(Code that draws figures)
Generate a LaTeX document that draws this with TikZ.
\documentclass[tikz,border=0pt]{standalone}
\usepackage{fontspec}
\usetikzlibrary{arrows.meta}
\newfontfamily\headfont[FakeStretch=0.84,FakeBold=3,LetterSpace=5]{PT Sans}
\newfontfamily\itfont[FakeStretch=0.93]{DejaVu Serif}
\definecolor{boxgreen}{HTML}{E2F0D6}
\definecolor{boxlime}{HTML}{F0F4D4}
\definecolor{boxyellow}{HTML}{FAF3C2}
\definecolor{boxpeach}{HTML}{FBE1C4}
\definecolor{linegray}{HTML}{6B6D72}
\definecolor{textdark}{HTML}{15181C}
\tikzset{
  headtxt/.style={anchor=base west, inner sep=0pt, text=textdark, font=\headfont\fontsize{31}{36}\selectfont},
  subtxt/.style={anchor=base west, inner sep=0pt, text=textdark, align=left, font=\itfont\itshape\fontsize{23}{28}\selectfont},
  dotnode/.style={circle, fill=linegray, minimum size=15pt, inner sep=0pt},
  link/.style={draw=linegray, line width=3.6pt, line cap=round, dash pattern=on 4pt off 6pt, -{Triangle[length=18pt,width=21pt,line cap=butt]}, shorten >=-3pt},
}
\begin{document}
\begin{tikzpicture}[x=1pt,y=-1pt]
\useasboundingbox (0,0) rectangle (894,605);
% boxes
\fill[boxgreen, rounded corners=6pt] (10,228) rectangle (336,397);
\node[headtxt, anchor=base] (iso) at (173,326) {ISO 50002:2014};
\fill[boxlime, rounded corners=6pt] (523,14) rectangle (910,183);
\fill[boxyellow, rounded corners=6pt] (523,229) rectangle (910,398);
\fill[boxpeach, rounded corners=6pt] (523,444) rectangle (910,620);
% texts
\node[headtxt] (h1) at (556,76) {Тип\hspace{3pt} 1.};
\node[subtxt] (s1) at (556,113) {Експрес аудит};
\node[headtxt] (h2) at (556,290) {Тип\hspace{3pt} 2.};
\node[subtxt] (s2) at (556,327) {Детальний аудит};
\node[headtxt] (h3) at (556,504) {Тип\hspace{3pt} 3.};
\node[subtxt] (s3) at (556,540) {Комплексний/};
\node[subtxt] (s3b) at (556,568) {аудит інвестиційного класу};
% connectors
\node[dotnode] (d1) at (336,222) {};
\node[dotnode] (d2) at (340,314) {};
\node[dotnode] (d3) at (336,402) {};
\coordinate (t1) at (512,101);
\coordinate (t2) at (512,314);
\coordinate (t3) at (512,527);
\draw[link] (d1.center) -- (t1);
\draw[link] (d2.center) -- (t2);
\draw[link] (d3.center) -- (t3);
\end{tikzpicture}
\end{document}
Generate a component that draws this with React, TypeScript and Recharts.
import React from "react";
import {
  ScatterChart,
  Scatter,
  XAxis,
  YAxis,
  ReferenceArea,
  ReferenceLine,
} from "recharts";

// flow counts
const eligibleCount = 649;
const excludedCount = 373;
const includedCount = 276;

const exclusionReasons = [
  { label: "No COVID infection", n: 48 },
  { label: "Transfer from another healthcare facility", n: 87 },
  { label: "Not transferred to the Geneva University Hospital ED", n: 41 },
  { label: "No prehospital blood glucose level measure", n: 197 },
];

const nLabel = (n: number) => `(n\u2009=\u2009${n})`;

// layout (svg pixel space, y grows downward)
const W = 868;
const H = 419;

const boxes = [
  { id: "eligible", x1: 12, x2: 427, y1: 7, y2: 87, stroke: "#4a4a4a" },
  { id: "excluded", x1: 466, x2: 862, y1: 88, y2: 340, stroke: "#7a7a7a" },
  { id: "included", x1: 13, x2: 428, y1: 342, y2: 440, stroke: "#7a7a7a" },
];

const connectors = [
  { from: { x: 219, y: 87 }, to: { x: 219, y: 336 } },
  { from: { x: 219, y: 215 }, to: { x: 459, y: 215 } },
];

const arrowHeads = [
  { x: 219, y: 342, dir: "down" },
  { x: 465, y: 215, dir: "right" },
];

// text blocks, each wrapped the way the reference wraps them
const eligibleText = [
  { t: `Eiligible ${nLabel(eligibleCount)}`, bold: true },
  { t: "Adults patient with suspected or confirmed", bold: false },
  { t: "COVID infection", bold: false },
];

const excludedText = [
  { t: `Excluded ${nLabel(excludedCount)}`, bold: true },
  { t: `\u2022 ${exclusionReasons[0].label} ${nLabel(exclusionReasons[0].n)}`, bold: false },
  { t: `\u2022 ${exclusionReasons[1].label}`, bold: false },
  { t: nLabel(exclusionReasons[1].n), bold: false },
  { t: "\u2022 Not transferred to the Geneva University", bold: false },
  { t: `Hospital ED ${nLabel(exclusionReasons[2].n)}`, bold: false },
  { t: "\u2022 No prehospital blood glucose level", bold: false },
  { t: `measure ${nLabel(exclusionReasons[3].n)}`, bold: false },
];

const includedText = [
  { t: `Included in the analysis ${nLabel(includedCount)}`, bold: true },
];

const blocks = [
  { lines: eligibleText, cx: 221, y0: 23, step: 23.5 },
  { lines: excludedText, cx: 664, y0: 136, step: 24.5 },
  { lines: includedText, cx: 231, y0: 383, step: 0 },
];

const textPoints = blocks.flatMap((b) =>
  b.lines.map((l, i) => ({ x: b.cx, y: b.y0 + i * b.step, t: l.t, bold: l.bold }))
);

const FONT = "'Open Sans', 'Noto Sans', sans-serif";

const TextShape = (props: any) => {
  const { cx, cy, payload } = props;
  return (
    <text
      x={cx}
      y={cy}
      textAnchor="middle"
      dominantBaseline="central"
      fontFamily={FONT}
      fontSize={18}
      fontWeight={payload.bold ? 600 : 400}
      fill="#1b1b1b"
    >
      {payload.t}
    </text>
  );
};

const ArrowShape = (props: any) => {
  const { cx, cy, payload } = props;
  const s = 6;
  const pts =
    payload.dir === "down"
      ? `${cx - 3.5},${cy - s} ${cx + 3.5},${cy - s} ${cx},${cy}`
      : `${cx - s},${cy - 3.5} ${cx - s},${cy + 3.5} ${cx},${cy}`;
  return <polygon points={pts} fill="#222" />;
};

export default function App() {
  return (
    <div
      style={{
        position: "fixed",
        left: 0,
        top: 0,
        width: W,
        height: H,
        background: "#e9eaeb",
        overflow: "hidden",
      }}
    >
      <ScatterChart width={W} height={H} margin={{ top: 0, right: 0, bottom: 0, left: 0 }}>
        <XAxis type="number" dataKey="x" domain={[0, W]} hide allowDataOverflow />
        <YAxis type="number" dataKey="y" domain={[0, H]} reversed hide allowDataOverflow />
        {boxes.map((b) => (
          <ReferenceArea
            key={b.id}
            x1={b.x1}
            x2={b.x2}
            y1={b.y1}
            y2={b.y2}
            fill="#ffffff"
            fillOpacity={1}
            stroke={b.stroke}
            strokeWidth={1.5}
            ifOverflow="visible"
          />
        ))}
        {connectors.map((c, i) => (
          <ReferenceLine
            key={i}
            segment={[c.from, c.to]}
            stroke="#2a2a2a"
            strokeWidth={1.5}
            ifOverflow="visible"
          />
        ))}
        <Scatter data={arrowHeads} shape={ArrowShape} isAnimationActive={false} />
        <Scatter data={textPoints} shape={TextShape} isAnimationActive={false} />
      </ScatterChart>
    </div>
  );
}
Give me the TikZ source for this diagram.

**What is being asked**.
Identify which lines contain the word "Generate" and copy each one.

**The answer**.
Generate a LaTeX document that draws this with TikZ.
Generate a component that draws this with React, TypeScript and Recharts.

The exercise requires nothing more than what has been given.